En los mensajes que ha pronunciado para preparar primero y justificar después, la invasión de Ucrania, ha seguido retóricamente esa misma estrategia de aplastamiento. Ucrania no merece trato de nación porque es una mentira leninista que solo se hizo realidad por la destrucción del imperio soviético. El nuevo zar no tiene la menor intención de acomodar su fábula a la realidad: el gobierno ucraniano es un gobierno de nazis, por lo que la invasión debe considerarse una intervención de salvamento. Como buen autócrata, Putin se imagina como el redactor único del recuerdo nacional. Inventando un pasado a la medida de sus delirios, cancela cualquier posibilidad de cambio, de innovación. El mito se invoca de esta manera como predestinación.

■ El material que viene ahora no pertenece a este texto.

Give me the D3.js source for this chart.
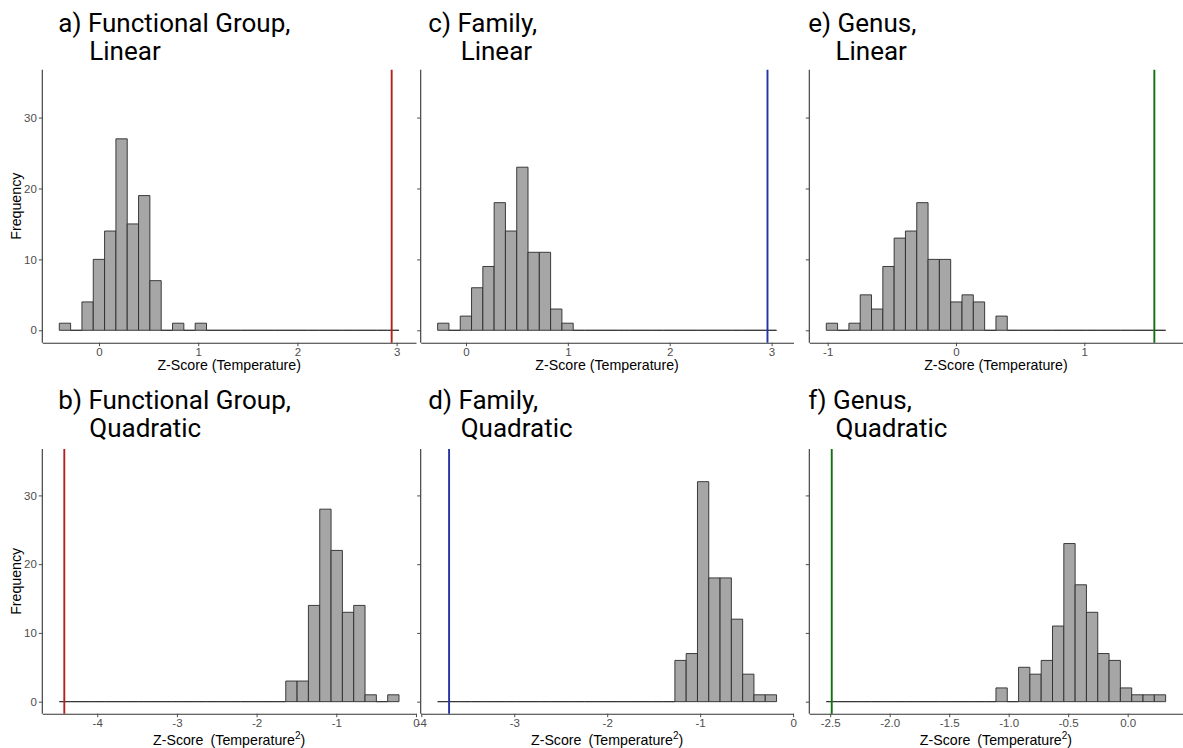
<!DOCTYPE html>
<html>
<head>
<meta charset="utf-8">
<script src="https://cdn.jsdelivr.net/npm/d3@7"></script>
<style>
  html, body { margin: 0; padding: 0; background: #fff; }
  svg { display: block; }
</style>
</head>
<body>
<svg id="chart" width="1183" height="748"></svg>
<script>
// Null-distribution histograms of z-scores (30 bins each) with the observed value marked.
const yTicks = [0, 10, 20, 30];
const yMax = 35;

// a) Functional Group, Linear
const countsA = [1,0,4,10,14,27,15,19,7,0,1,0,1,0,0,0,0,0,0,0,0,0,0,0,0,0,0,0,0,0];
const binRangeA = [-0.400, 3.024];
const observedA = 2.95;
const ticksA = [0, 1, 2, 3];

// c) Family, Linear
const countsC = [1,0,2,6,9,18,14,23,11,11,3,1,0,0,0,0,0,0,0,0,0,0,0,0,0,0,0,0,0,0];
const binRangeC = [-0.278, 3.049];
const observedC = 2.96;
const ticksC = [0, 1, 2, 3];

// e) Genus, Linear
const countsE = [1,0,1,5,3,9,13,14,18,10,10,4,5,4,0,2,0,0,0,0,0,0,0,0,0,0,0,0,0,0];
const binRangeE = [-1.011, 1.634];
const observedE = 1.546;
const ticksE = [-1, 0, 1];

// b) Functional Group, Quadratic
const countsB = [0,0,0,0,0,0,0,0,0,0,0,0,0,0,0,0,0,0,0,0,3,3,14,28,22,13,14,1,0,1];
const binRangeB = [-4.476, -0.213];
const observedB = -4.413;
const ticksB = [-4, -3, -2, -1, 0];

// d) Family, Quadratic
const countsD = [0,0,0,0,0,0,0,0,0,0,0,0,0,0,0,0,0,0,0,0,0,6,7,32,18,18,12,4,1,1];
const binRangeD = [-3.824, -0.178];
const observedD = -3.701;
const ticksD = [-4, -3, -2, -1, 0];

// f) Genus, Quadratic
const countsF = [0,0,0,0,0,0,0,0,0,0,0,0,0,0,0,2,0,5,4,6,11,23,17,13,7,6,2,1,1,1];
const binRangeF = [-2.533, 0.319];
const observedF = -2.487;
const ticksF = [-2.5, -2.0, -1.5, -1.0, -0.5, 0.0];

const titlesLine1 = ["a) Functional Group,", "c) Family,", "e) Genus,", "b) Functional Group,", "d) Family,", "f) Genus,"];
const titlesLine2 = ["Linear", "Linear", "Linear", "Quadratic", "Quadratic", "Quadratic"];
const lineColors = ["#b0231c", "#2434a6", "#137013", "#b0231c", "#2434a6", "#137013"];

const svg = d3.select("#chart");
const axisFont = "'Liberation Sans', Arial, sans-serif";
const titleFont = "Roboto, 'Noto Sans', sans-serif";

// Panel frames (plot area) and text placements
const cols = [
  { x0: 42.3, x1: 416.0, t1: 58.3, t2: 89.3 },
  { x0: 420.7, x1: 793.5, t1: 428.3, t2: 460.7 },
  { x0: 809.3, x1: 1182.6, t1: 808.3, t2: 835.5 }
];
const rows = [
  { y0: 69.7, y1: 342.7, tb1: 31.7, tb2: 60.0, xtitle: 369.5, quad: false },
  { y0: 449.0, y1: 713.7, tb1: 409.3, tb2: 436.5, xtitle: 744.5, quad: true }
];

const panels = [
  { counts: countsA, range: binRangeA, obs: observedA, ticks: ticksA, col: 0, row: 0, fmt: d => String(d) },
  { counts: countsC, range: binRangeC, obs: observedC, ticks: ticksC, col: 1, row: 0, fmt: d => String(d) },
  { counts: countsE, range: binRangeE, obs: observedE, ticks: ticksE, col: 2, row: 0, fmt: d => String(d) },
  { counts: countsB, range: binRangeB, obs: observedB, ticks: ticksB, col: 0, row: 1, fmt: d => String(d) },
  { counts: countsD, range: binRangeD, obs: observedD, ticks: ticksD, col: 1, row: 1, fmt: d => String(d) },
  { counts: countsF, range: binRangeF, obs: observedF, ticks: ticksF, col: 2, row: 1, fmt: d => d.toFixed(1) }
];

panels.forEach((p, i) => {
  const c = cols[p.col], r = rows[p.row];
  const [lo, hi] = p.range;
  const pad = 0.05 * (hi - lo);
  const x = d3.scaleLinear().domain([lo - pad, hi + pad]).range([c.x0, c.x1]);
  const y = d3.scaleLinear().domain([-0.05 * yMax, 1.05 * yMax]).range([r.y1, r.y0]);
  const n = p.counts.length;
  const w = (hi - lo) / n;
  const bins = p.counts.map((v, k) => ({ a: lo + k * w, b: lo + (k + 1) * w, v }));

  const g = svg.append("g");

  // bars (zero-count bins collapse to a flat outline)
  g.selectAll("path.bar").data(bins).enter().append("path")
    .attr("class", "bar")
    .attr("d", d => `M${x(d.a)},${y(0)}V${y(d.v)}H${x(d.b)}V${y(0)}Z`)
    .attr("fill", d => d.v > 0 ? "#a6a6a6" : "none")
    .attr("stroke", "#2a2a2a")
    .attr("stroke-width", 0.9);

  // observed value
  g.append("line")
    .attr("x1", x(p.obs)).attr("x2", x(p.obs))
    .attr("y1", r.y0).attr("y2", r.y1)
    .attr("stroke", lineColors[i]).attr("stroke-width", 1.9);

  // x axis
  const xa = g.append("g").attr("transform", `translate(0,${r.y1})`)
    .call(d3.axisBottom(x).tickValues(p.ticks).tickFormat(p.fmt).tickSizeInner(3.5).tickSizeOuter(0).tickPadding(2));
  // y axis
  const ya = g.append("g").attr("transform", `translate(${c.x0},0)`)
    .call(d3.axisLeft(y).tickValues(yTicks).tickSizeInner(3.5).tickSizeOuter(0).tickPadding(2)
      .tickFormat(p.col === 0 ? d => String(d) : () => ""));
  [xa, ya].forEach(ax => {
    ax.select(".domain").attr("stroke", "#333").attr("stroke-width", 1.1);
    ax.selectAll(".tick line").attr("stroke", "#4d4d4d").attr("stroke-width", 1);
    ax.selectAll(".tick text").attr("fill", "#4d4d4d")
      .attr("font-family", axisFont).attr("font-size", 11.5);
  });
  ya.select(".domain").attr("d", `M0,${r.y0}V${r.y1}`);

  // x axis title
  const cx = (c.x0 + c.x1) / 2;
  const xt = g.append("text")
    .attr("x", cx).attr("y", r.xtitle)
    .attr("text-anchor", "middle")
    .attr("font-family", axisFont).attr("font-size", 14.2).attr("fill", "#000");
  if (r.quad) {
    xt.append("tspan").text("Z-Score\u2002(Temperature");
    xt.append("tspan").attr("dy", -6).attr("font-size", 10).text("2");
    xt.append("tspan").attr("dy", 6).text(")");
  } else {
    xt.text("Z-Score (Temperature)");
  }

  // y axis title (first column only)
  if (p.col === 0) {
    g.append("text")
      .attr("transform", `translate(21,${(r.y0 + r.y1) / 2}) rotate(-90)`)
      .attr("text-anchor", "middle")
      .attr("font-family", axisFont).attr("font-size", 14.2).attr("fill", "#000")
      .text("Frequency");
  }

  // panel title
  g.append("text").attr("x", c.t1).attr("y", r.tb1)
    .attr("font-family", titleFont).attr("font-size", 26).attr("fill", "#000")
    .text(titlesLine1[i]);
  g.append("text").attr("x", c.t2).attr("y", r.tb2)
    .attr("font-family", titleFont).attr("font-size", 26).attr("fill", "#000")
    .text(titlesLine2[i]);
});
</script>
</body>
</html>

Frente a las aberraciones orwellianas de Putin, la palabra del Presidente de Ucrania es contrapunto de sensatez. Una apuesta de valentía, dignidad y razón. Ante la oferta norteamericana de una salida para ponerlo a salvo, el Presidente respondió que la lucha estaba ahí. No necesitaba un aventón, pedía pertrecho. Por eso dijo que sus atacantes verían la cara de los ucranianos y no su espalda. Me parece también notable que, frente a la soberbia imperial que se presenta como mandato del espíritu, el Presidente ucraniano plantee una noción de una nacionalidad despierta y viva. Su resistencia no es la de una cultura herméticamente distinta a la del vecino. Viene de otro lado y por eso es tan desafiante. Se funda, simplemente, en una voluntad de vivir dignamente en libertad. No dicta, como Putin, cátedra de historia fabulada, porque habla de un presente abierto. Zelensky desarma de esa forma la dicotomía del autócrata. El vecino es también un pariente y es por eso que se dirige a ellos.
Frente a la cobardía del golpeador, la dignidad del comediante.